Advance promotion for the episode only referenced the Boy Explorers storyline, but noted Anna Faris' guest role as a female hacker. Executive producer Matt Selman also live-tweeted during the episode as if the episode was actually hacked.

The "Hoping for a Dream" song by Matthew Sweet heard during the montage of rejected episode titles was originally heard in the episode "Covercraft."

==Cultural references==
The title and the Boy Explorers group in the storyline are references to the Boy Scouts of America, whose main program Scouts BSA began admitting girls in 2019. "Pseudo-nonymous" is a parody of the Anonymous hacker and activist collective. Showrunner Matt Selman, after being questioned about the similarities between Ashley the female hacker and the avatar used by the YouTuber The Simpsons Theory, stated that "I feel like this is an example of magical cosmic osmosis but who knows?" The sketch of Homer's apology to Finland was based on John Cena's apology video to China.

==Reception==
===Viewing figures===
Buoyed in part by a Fox NFL doubleheader game as its lead-in in much of the country, the episode was watched by 3.43 million U.S. viewers during its initial broadcast, per Nielsen estimates. This was up significantly from the previous week's audience of 1.46 million, when rival network CBS had the NFL doubleheader, but down from the 4.15 million viewers that watched the premiere.

===Critical response===
The episode received mostly positive reviews from critics. Tony Sokol of Den of Geek rated the episode 5 out of 5 stars, calling it a "classic episode" and adding that the episode "puts its subversion upfront, pulling the rug out and allowing viewers the chance to see the old series as a new viewing experience. It then throws in relentless jokes, concludes every clip, and holds nothing sacred, especially itself."
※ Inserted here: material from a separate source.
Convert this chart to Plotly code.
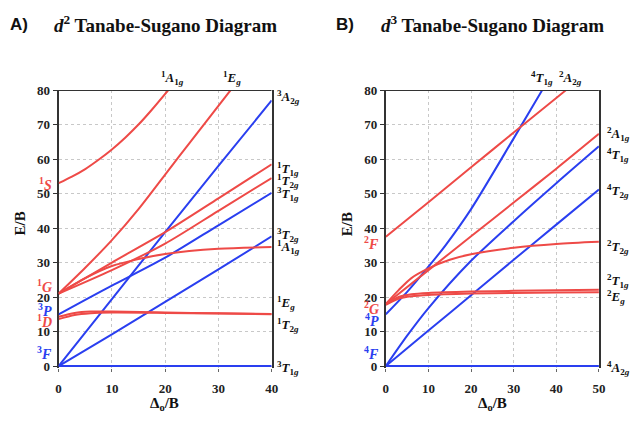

Conversely, Marcus Gibson of Bubbleblabber gave the episode a 2 out of 10, deeming the premise a "tiring fourth-wall-breaking joke that wore out its welcome after the first few minutes," and concluding that "the overall experience was one of the most disappointing things to happen to The Simpsons."
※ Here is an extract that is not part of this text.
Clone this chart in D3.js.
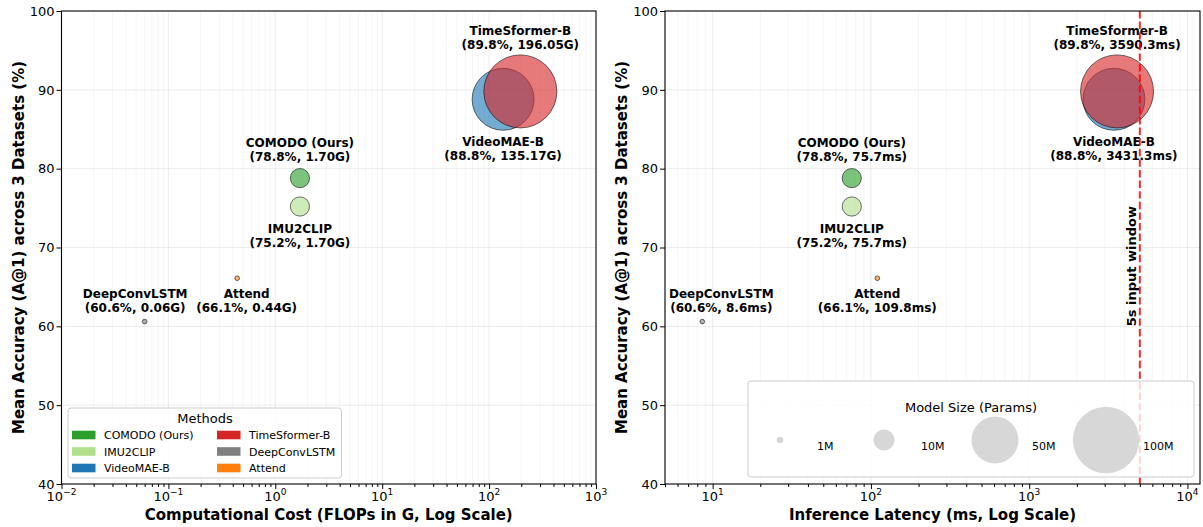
<!DOCTYPE html>
<html><head><meta charset="utf-8">
<script src="https://cdn.jsdelivr.net/npm/d3@7"></script>
<style>
body{margin:0;background:#fff}
svg{display:block}
text{font-family:"DejaVu Sans",sans-serif;fill:#000}
</style>
</head><body>
<svg id="c" width="1203" height="527"></svg>
<script>
// ---------------- data ----------------
const methods   = ["COMODO (Ours)", "IMU2CLIP", "VideoMAE-B", "TimeSformer-B", "DeepConvLSTM", "Attend"];
const accuracy  = [78.8, 75.2, 88.8, 89.8, 60.6, 66.1];          // Mean A@1 (%)
const flopsG    = [1.70, 1.70, 135.17, 196.05, 0.06, 0.44];      // GFLOPs
const latencyMs = [75.7, 75.7, 3431.3, 3590.3, 8.6, 109.8];      // ms
const paramsM   = [8.4, 8.4, 87, 121, 0.5, 0.5];                 // model size (M)
const colors    = ["#2ca02c", "#b2df8a", "#1f77b4", "#d62728", "#7f7f7f", "#ff7f0e"];
const labelSide = ["above", "below", "below", "above", "above", "below"];
const labelDxFlops   = [0, 0, 0, 0, -9.5, 9.5];
const labelDxLatency = [0, 0, 0, 0, 19, 0];
const yTicks = [40, 50, 60, 70, 80, 90, 100];
const flopsTickExp   = [-2, -1, 0, 1, 2, 3];
const latencyTickExp = [1, 2, 3, 4];
const sizeLegendValues = [1, 10, 50, 100];
const sizeLegendLabels = ["1M", "10M", "50M", "100M"];
const inputWindowMs = 5000;

// ---------------- layout ----------------
const svg = d3.select("#c");
const TOP = 11, BOTTOM = 484;
const y = d3.scaleLinear().domain([40, 100]).range([BOTTOM, TOP]);
const rScale = d3.scaleSqrt().domain([0, 100]).range([0, 33.2]);

function minorTicks(domain) {
  const out = [];
  const lo = Math.floor(Math.log10(domain[0])), hi = Math.ceil(Math.log10(domain[1]));
  for (let d = lo; d <= hi; d++) for (let m = 2; m <= 9; m++) {
    const v = m * Math.pow(10, d);
    if (v >= domain[0] && v <= domain[1]) out.push(v);
  }
  return out;
}

function drawPanel(cfg) {
  const x = d3.scaleLog().domain(cfg.domain).range([cfg.x0, cfg.x1]);
  const g = svg.append("g");
  const majors = cfg.tickExp.map(e => Math.pow(10, e));
  const minors = minorTicks(cfg.domain);

  // grid
  const grid = g.append("g");
  grid.selectAll(".gminor").data(minors).join("line")
    .attr("x1", d => x(d)).attr("x2", d => x(d)).attr("y1", TOP).attr("y2", BOTTOM)
    .attr("stroke", "#b0b0b0").attr("stroke-opacity", 0.2).attr("stroke-width", 0.6);
  grid.selectAll(".gmajor").data(majors.filter(v => v > cfg.domain[0] && v < cfg.domain[1])).join("line")
    .attr("x1", d => x(d)).attr("x2", d => x(d)).attr("y1", TOP).attr("y2", BOTTOM)
    .attr("stroke", "#b0b0b0").attr("stroke-opacity", 0.3).attr("stroke-width", 0.8);
  grid.selectAll(".gy").data(yTicks.slice(1, -1)).join("line")
    .attr("x1", cfg.x0).attr("x2", cfg.x1).attr("y1", d => y(d)).attr("y2", d => y(d))
    .attr("stroke", "#b0b0b0").attr("stroke-opacity", 0.3).attr("stroke-width", 0.8);

  // bubbles
  const idx = d3.range(methods.length);
  g.append("g").selectAll("circle").data(idx).join("circle")
    .attr("cx", i => x(cfg.values[i])).attr("cy", i => y(accuracy[i]))
    .attr("r", i => rScale(paramsM[i]))
    .attr("fill", i => colors[i]).attr("fill-opacity", 0.62)
    .attr("stroke", "#000").attr("stroke-opacity", 0.55).attr("stroke-width", 1);

  // labels
  const lh = 13.8;
  idx.forEach(i => {
    const cx = x(cfg.values[i]) + cfg.labelDx[i], cy = y(accuracy[i]);
    const rr = rScale(paramsM[i]);
    let c1, c2;
    if (labelSide[i] === "above") { c2 = cy - (0.95 * rr + 12); c1 = c2 - lh; }
    else { c1 = cy + 0.95 * rr + 13; c2 = c1 + lh; }
    const t = g.append("text").attr("text-anchor", "middle")
      .style("font-size", "12px").style("font-weight", "bold");
    t.append("tspan").attr("x", cx).attr("y", c1 + 4.3).text(methods[i]);
    t.append("tspan").attr("x", cx).attr("y", c2 + 4.3)
      .text(`(${accuracy[i].toFixed(1)}%, ${cfg.fmt(cfg.values[i])})`);
  });

  if (cfg.extra) cfg.extra(g, x);

  // spines
  g.append("rect").attr("x", cfg.x0).attr("y", TOP).attr("width", cfg.x1 - cfg.x0).attr("height", BOTTOM - TOP)
    .attr("fill", "none").attr("stroke", "#000").attr("stroke-width", 1.1);

  // x axis ticks
  const xa = g.append("g").attr("transform", `translate(0,${BOTTOM})`);
  xa.call(d3.axisBottom(x).tickValues(majors).tickSize(5).tickFormat(""));
  const xm = g.append("g").attr("transform", `translate(0,${BOTTOM})`);
  xm.call(d3.axisBottom(x).tickValues(minors).tickSize(3).tickFormat(""));
  [xa, xm].forEach(a => { a.select(".domain").remove(); a.selectAll("line").attr("stroke", "#000").attr("stroke-width", 1); });
  cfg.tickExp.forEach(e => {
    const t = g.append("text").attr("x", x(Math.pow(10, e))).attr("y", 501)
      .attr("text-anchor", "middle").style("font-size", "13px");
    t.append("tspan").text("10");
    t.append("tspan").attr("dy", -6).style("font-size", "9px").text(e < 0 ? "\u2212" + (-e) : String(e));
  });

  // y axis ticks
  const ya = g.append("g").attr("transform", `translate(${cfg.x0},0)`);
  ya.call(d3.axisLeft(y).tickValues(yTicks).tickSize(5).tickPadding(2).tickFormat(d3.format("d")));
  ya.select(".domain").remove();
  ya.selectAll("line").attr("stroke", "#000").attr("stroke-width", 1);
  ya.selectAll("text").style("font-size", "13px").style("font-family", "DejaVu Sans").attr("fill", "#000");

  // axis labels
  g.append("text").attr("x", (cfg.x0 + cfg.x1) / 2).attr("y", 519.5).attr("text-anchor", "middle")
    .style("font-size", "15px").style("font-weight", "bold").text(cfg.xlabel);
  g.append("text").attr("transform", `translate(${cfg.x0 - 38},${(TOP + BOTTOM) / 2}) rotate(-90)`)
    .attr("text-anchor", "middle").style("font-size", "15px").style("font-weight", "bold")
    .text("Mean Accuracy (A@1) across 3 Datasets (%)");
}

function legendBox(g, x, yy, w, h) {
  g.append("rect").attr("x", x).attr("y", yy).attr("width", w).attr("height", h).attr("rx", 3)
    .attr("fill", "#fff").attr("fill-opacity", 0.8).attr("stroke", "#cccccc").attr("stroke-width", 1);
}

// ---------------- left panel ----------------
drawPanel({
  x0: 61.5, x1: 596, domain: [0.01, 1000], values: flopsG, tickExp: flopsTickExp,
  labelDx: labelDxFlops, fmt: v => v.toFixed(2) + "G",
  xlabel: "Computational Cost (FLOPs in G, Log Scale)",
  extra: (g) => {
    legendBox(g, 68, 408, 273.5, 70);
    g.append("text").attr("x", 205).attr("y", 422.7).attr("text-anchor", "middle")
      .style("font-size", "13px").text("Methods");
    methods.forEach((m, i) => {
      const col = Math.floor(i / 3), row = i % 3;
      const px = col === 0 ? 72 : 217, tx = col === 0 ? 104 : 249;
      const cy = 435 + row * 16.5;
      g.append("rect").attr("x", px).attr("y", cy - 4.3).attr("width", 23.5).attr("height", 8.6).attr("fill", colors[i]);
      g.append("text").attr("x", tx).attr("y", cy + 4).style("font-size", "11px").text(m);
    });
  }
});

// ---------------- right panel ----------------
drawPanel({
  x0: 665, x1: 1200, domain: [5, 12000], values: latencyMs, tickExp: latencyTickExp,
  labelDx: labelDxLatency, fmt: v => v.toFixed(1) + "ms",
  xlabel: "Inference Latency (ms, Log Scale)",
  extra: (g, x) => {
    const xl = x(inputWindowMs);
    g.append("line").attr("x1", xl).attr("x2", xl).attr("y1", TOP).attr("y2", BOTTOM)
      .attr("stroke", "red").attr("stroke-opacity", 0.85).attr("stroke-width", 2).attr("stroke-dasharray", "7.4,3.2");
    g.append("text").attr("transform", `translate(${xl - 3.5},${y(60)}) rotate(-90)`)
      .attr("text-anchor", "start").style("font-size", "13px").style("font-weight", "bold")
      .text("5s input window");
    legendBox(g, 748, 381, 446, 96);
    g.append("text").attr("x", 971).attr("y", 411.5).attr("text-anchor", "middle")
      .style("font-size", "13px").text("Model Size (Params)");
    let cx = 780;
    sizeLegendValues.forEach((v, i) => {
      g.append("circle").attr("cx", cx).attr("cy", 440).attr("r", rScale(v)).attr("fill", "#d3d3d3").attr("fill-opacity", 0.9);
      const t = g.append("text").attr("x", cx + 37).attr("y", 450).style("font-size", "11px").text(sizeLegendLabels[i]);
      cx = cx + 37 + t.node().getComputedTextLength() + 50.5;
    });
  }
});
</script>
</body></html>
Mike Hale of The New York Times named this episode one of the best episodes of television of the year 2022, calling it "a lovingly assembled panoply of blackout sketches."

Jesse David Fox of Vulture called the episode "one of the wildest, all-out funniest episodes in the history of the show."

===Awards and nominations===
Nik Ranieri won a Primetime Emmy Award for Outstanding Individual Achievement in Animation for Character Layout at the 75th Primetime Creative Arts Emmy Awards for his work on this episode.